[START Material for this task]
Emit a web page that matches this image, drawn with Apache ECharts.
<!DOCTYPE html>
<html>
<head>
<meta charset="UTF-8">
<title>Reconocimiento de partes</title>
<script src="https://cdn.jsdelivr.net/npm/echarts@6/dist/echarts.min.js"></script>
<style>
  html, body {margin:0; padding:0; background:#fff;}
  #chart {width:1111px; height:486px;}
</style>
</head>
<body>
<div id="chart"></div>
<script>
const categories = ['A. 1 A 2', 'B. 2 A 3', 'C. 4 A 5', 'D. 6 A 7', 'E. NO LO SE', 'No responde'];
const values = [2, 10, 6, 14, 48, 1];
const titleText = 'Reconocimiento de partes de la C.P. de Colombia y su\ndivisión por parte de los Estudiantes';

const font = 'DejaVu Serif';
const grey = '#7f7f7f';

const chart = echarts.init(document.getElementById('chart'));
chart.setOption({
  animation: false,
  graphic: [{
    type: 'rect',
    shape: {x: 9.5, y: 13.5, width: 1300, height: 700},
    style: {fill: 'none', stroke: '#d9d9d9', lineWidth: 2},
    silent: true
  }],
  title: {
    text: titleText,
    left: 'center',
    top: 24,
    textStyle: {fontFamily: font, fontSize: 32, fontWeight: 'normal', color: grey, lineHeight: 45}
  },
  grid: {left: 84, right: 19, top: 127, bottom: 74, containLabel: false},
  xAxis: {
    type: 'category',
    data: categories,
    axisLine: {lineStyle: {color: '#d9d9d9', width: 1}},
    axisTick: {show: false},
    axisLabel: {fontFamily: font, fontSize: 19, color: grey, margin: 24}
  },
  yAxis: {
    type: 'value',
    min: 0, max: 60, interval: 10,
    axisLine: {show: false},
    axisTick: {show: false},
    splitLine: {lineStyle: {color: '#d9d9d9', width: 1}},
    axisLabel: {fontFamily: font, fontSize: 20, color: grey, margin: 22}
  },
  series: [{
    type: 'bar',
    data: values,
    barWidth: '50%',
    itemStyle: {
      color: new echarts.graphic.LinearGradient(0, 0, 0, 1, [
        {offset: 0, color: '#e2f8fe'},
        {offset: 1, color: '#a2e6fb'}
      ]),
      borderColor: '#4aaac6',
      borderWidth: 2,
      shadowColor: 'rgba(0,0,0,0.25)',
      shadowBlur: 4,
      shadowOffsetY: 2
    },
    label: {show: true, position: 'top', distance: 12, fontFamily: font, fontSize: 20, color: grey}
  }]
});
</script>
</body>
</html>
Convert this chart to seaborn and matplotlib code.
[END Material for this task]
[START Material for this task]
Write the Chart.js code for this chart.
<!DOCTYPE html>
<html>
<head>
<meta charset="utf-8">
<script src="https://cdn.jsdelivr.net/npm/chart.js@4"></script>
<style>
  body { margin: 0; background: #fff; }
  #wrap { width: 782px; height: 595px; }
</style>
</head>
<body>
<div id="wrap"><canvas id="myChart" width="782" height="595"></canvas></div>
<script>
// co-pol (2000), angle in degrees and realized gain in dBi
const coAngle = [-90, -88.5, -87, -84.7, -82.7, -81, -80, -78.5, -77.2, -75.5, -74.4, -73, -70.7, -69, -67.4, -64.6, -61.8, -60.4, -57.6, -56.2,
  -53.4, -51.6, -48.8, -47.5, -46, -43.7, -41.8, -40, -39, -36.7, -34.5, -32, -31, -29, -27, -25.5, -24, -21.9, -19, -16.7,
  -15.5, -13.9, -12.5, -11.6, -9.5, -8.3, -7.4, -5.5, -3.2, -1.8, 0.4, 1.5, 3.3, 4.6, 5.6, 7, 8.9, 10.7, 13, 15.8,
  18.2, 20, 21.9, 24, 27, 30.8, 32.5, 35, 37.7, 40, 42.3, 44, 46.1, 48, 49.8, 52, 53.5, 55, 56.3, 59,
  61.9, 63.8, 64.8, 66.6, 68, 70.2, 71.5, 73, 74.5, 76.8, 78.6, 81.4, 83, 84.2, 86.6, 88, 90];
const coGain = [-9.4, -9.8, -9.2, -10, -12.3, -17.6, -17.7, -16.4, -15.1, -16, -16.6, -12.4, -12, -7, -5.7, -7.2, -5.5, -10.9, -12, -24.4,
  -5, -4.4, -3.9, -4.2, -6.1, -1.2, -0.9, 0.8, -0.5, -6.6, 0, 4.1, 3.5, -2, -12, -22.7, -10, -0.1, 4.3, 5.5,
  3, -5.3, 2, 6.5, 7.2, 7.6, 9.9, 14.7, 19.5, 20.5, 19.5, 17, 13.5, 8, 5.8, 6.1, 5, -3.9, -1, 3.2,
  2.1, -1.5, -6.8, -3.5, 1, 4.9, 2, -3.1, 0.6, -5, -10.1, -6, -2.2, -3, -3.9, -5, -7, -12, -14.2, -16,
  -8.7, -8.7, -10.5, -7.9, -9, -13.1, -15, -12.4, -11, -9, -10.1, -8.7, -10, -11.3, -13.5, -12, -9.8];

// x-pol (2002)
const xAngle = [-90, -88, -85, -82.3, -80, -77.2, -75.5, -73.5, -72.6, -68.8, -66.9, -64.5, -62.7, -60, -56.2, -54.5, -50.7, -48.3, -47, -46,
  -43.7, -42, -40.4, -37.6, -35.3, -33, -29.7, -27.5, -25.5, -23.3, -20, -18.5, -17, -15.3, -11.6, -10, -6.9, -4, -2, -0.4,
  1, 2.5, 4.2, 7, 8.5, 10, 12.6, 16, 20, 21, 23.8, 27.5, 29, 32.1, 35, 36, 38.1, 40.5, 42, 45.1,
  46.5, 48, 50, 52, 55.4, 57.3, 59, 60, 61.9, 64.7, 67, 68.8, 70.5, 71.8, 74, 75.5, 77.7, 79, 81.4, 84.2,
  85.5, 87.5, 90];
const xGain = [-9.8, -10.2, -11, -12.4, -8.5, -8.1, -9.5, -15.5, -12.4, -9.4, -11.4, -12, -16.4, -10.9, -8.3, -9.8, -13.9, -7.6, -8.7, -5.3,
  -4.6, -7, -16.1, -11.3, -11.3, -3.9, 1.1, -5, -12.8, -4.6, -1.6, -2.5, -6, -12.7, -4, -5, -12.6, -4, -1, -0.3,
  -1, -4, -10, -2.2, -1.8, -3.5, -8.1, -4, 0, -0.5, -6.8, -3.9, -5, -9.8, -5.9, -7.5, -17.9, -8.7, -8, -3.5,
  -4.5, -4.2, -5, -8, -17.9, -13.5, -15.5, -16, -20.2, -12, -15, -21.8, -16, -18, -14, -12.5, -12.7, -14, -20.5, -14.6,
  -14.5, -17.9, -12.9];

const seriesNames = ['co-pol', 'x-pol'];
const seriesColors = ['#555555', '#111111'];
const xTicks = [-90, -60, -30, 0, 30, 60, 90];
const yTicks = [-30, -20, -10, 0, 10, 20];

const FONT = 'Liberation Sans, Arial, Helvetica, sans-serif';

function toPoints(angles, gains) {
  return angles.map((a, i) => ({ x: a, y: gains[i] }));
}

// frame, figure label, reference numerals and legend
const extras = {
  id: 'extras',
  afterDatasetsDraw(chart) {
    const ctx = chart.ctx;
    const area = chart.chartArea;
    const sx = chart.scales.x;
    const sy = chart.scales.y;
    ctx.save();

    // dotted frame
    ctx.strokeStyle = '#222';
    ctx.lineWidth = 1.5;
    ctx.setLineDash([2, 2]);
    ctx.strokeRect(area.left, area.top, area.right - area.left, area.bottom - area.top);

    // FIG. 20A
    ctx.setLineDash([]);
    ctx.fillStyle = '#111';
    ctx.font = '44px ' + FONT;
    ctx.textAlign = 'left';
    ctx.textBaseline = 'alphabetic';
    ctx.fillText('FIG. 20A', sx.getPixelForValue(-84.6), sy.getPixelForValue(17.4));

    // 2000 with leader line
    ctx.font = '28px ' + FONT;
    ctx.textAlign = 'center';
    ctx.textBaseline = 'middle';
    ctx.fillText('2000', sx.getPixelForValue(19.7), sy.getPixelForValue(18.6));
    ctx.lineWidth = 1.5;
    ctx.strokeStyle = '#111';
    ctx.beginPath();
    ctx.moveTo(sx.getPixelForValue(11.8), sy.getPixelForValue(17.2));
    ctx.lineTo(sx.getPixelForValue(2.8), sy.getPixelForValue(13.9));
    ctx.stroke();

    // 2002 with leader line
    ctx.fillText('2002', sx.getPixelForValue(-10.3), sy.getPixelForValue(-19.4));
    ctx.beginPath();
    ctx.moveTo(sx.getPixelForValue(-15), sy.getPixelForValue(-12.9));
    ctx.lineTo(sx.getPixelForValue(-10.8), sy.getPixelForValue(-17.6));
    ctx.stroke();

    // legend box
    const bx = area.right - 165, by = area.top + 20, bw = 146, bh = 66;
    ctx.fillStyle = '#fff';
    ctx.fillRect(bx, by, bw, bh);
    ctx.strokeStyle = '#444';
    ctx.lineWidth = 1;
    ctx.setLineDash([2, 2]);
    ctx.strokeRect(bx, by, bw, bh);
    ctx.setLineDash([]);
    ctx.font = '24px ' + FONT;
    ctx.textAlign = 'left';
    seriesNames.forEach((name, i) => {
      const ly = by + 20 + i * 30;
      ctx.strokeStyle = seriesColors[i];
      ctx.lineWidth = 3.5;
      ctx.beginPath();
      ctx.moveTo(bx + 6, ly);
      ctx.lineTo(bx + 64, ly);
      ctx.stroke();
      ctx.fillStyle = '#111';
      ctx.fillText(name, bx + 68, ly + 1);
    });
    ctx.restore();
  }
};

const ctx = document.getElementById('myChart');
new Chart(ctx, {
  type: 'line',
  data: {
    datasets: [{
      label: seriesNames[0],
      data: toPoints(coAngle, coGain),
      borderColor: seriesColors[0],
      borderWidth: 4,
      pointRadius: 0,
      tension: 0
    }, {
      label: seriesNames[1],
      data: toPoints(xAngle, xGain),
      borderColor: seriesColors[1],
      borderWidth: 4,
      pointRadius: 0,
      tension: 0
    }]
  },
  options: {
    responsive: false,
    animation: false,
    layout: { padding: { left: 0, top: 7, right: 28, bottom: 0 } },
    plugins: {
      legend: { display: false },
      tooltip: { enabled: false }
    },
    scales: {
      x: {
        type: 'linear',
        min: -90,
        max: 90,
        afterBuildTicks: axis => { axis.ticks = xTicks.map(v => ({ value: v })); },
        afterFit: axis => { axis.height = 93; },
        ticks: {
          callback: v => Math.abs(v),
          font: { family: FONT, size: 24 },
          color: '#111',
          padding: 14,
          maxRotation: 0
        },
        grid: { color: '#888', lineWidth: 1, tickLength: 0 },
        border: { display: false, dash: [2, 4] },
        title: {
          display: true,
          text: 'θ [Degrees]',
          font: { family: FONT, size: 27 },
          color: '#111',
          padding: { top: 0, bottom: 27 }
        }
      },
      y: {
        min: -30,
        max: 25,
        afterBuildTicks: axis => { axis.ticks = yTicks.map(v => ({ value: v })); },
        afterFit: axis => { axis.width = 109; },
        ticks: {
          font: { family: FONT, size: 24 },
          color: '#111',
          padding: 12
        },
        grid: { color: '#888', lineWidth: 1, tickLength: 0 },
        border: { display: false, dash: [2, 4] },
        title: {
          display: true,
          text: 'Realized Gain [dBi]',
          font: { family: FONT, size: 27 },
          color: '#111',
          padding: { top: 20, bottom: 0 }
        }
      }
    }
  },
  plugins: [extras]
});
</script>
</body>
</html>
[END Material for this task]
:: Problem details ::
Extract from the listing above the lines between the line containing "Emit a web page" and the line containing "const grey = '#7f7f7f';", keeping both of those lines. Output nothing else.

:: Answer to this task ::
Emit a web page that matches this image, drawn with Apache ECharts.
<!DOCTYPE html>
<html>
<head>
<meta charset="UTF-8">
<title>Reconocimiento de partes</title>
<script src="https://cdn.jsdelivr.net/npm/echarts@6/dist/echarts.min.js"></script>
<style>
  html, body {margin:0; padding:0; background:#fff;}
  #chart {width:1111px; height:486px;}
</style>
</head>
<body>
<div id="chart"></div>
<script>
const categories = ['A. 1 A 2', 'B. 2 A 3', 'C. 4 A 5', 'D. 6 A 7', 'E. NO LO SE', 'No responde'];
const values = [2, 10, 6, 14, 48, 1];
const titleText = 'Reconocimiento de partes de la C.P. de Colombia y su\ndivisión por parte de los Estudiantes';

const font = 'DejaVu Serif';
const grey = '#7f7f7f';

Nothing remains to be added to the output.